The Florida House of Representatives is considering House Bill 1395 that, if passed, would be a catastrophic failure in protecting children. The provision would create a presumption that a 50/50 timesharing custodial schedule would be in the best interest of minor children. Shared parental responsibility is the idea that both parents are equally involved in making decisions on behalf of their child, which cannot be split into equal parts. This provision can also endanger a child’s welfare in the event of an addicted, abusive, or absentee parent.
As a family law attorney with more than 25 years of experience, I know there is no one-size-fits-all solution for the dissolution of the marriage process with consenting adults. Any blanket presumption made to support a child’s best interest is misguided and ultimately ends up hurting the children it is intended to protect. It is unfathomable that the Florida courts would consider a “catch-all” bill that would cover divorce and custodial rights.
This bill treats children as assets to be split up equally. In theory, it is understandable given the two consenting adults signed a contract, but the children—at no fault of their own—are bystanders of the situation and should not be put under the strain of being in 50/50 custody without an examination of the circumstances and what is best for them. It is an unnecessary provision tacked on for no real discernable reason.
No divorce is the same; they are unique and deserve to be treated that way, just like timesharing children. There are myriad factors that must be taken into account for deciding how much time children need with each parent. This bill also does not take into account situations of abuse, neglect or abandonment. It is paramount that the courts look out for the child’s best interests by evaluating all of the available information for each divorce and then make decisions accordingly. A one-size-fits-all approach would only create more pain for children and their families.
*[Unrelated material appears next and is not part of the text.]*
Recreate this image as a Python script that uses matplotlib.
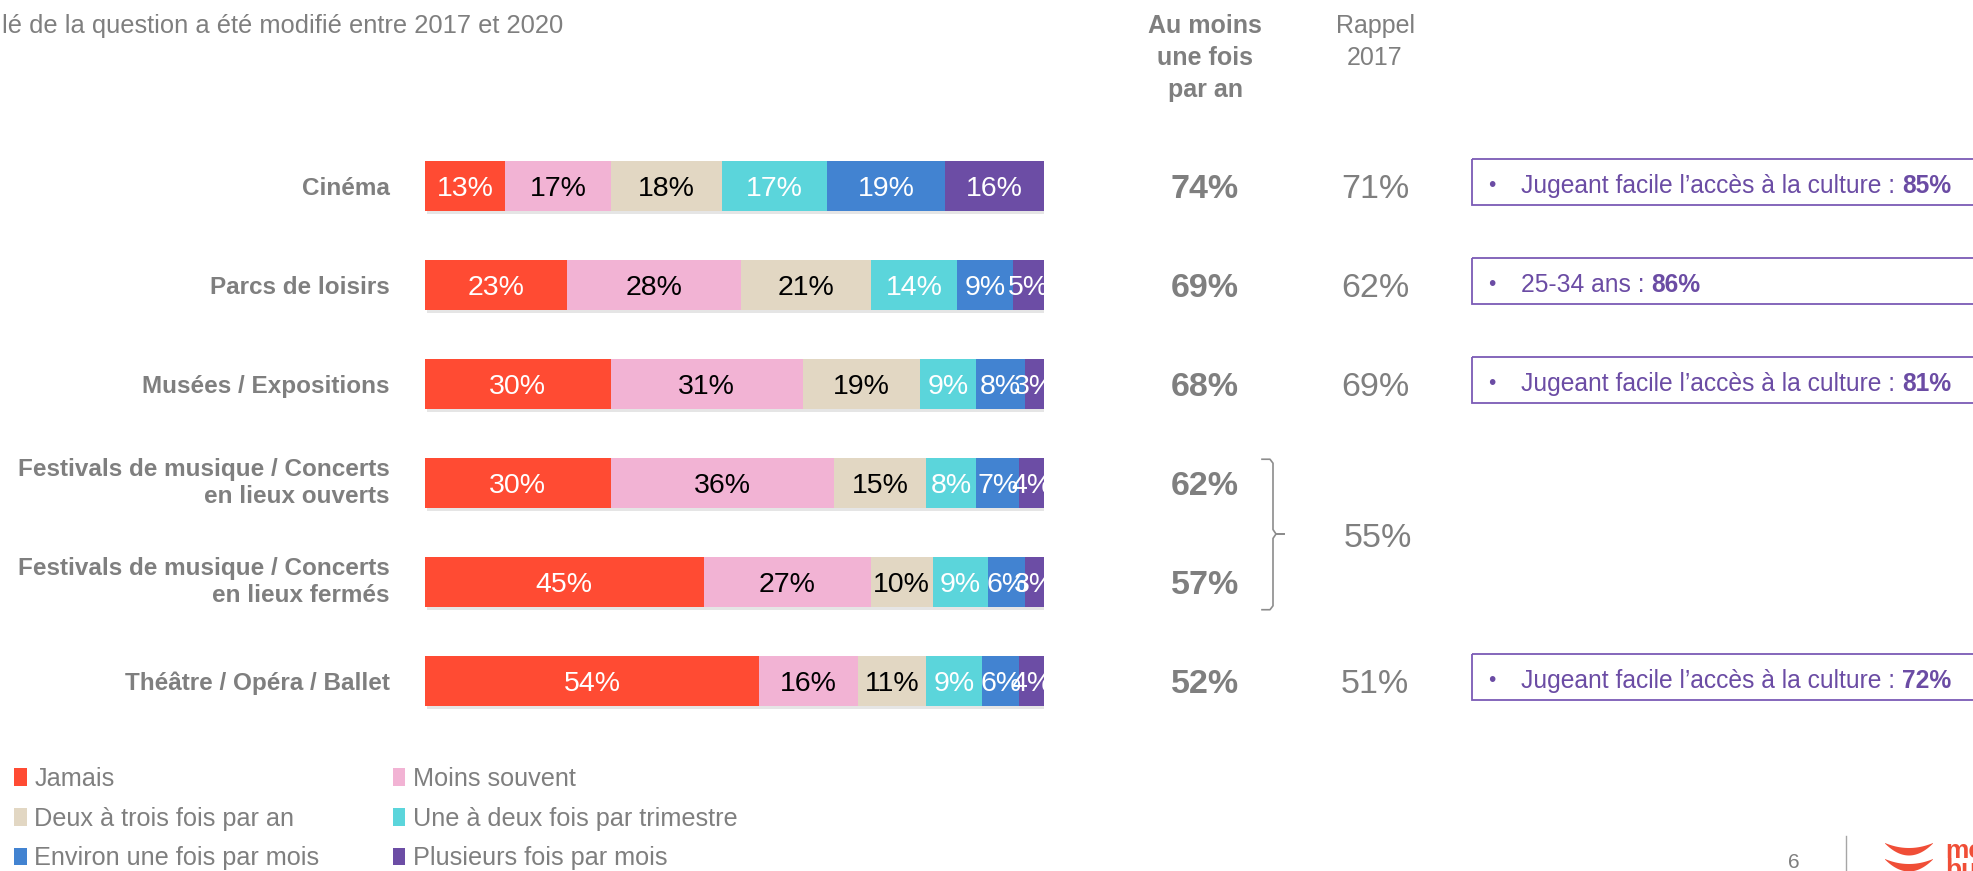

HB 1395 will be presented as part of legislation prohibiting the award of permanent alimony in future divorces and would also repeal court-ordered permanent alimony. With the focus of the bill centered around alimony, and the redefinition of marriage lengths, the addition of the 50/50 custodial timesharing provision seems like an afterthought. This provision is more likely to drive families into court in order to come to a more reasonable solution resulting in additional stress, legal fees, and the unnecessary extension of this already difficult, life-changing process.
We know divorce is a difficult situation for children, no matter the circumstances. This bill’s presumption exacerbates it exponentially. Divorce is a complex issue, and the welfare of a child should be the main focus in a custody proceeding, but the 50/50 timesharing provision misses the mark. As a family law advocate, I am lending my voice in opposition to HB 1395.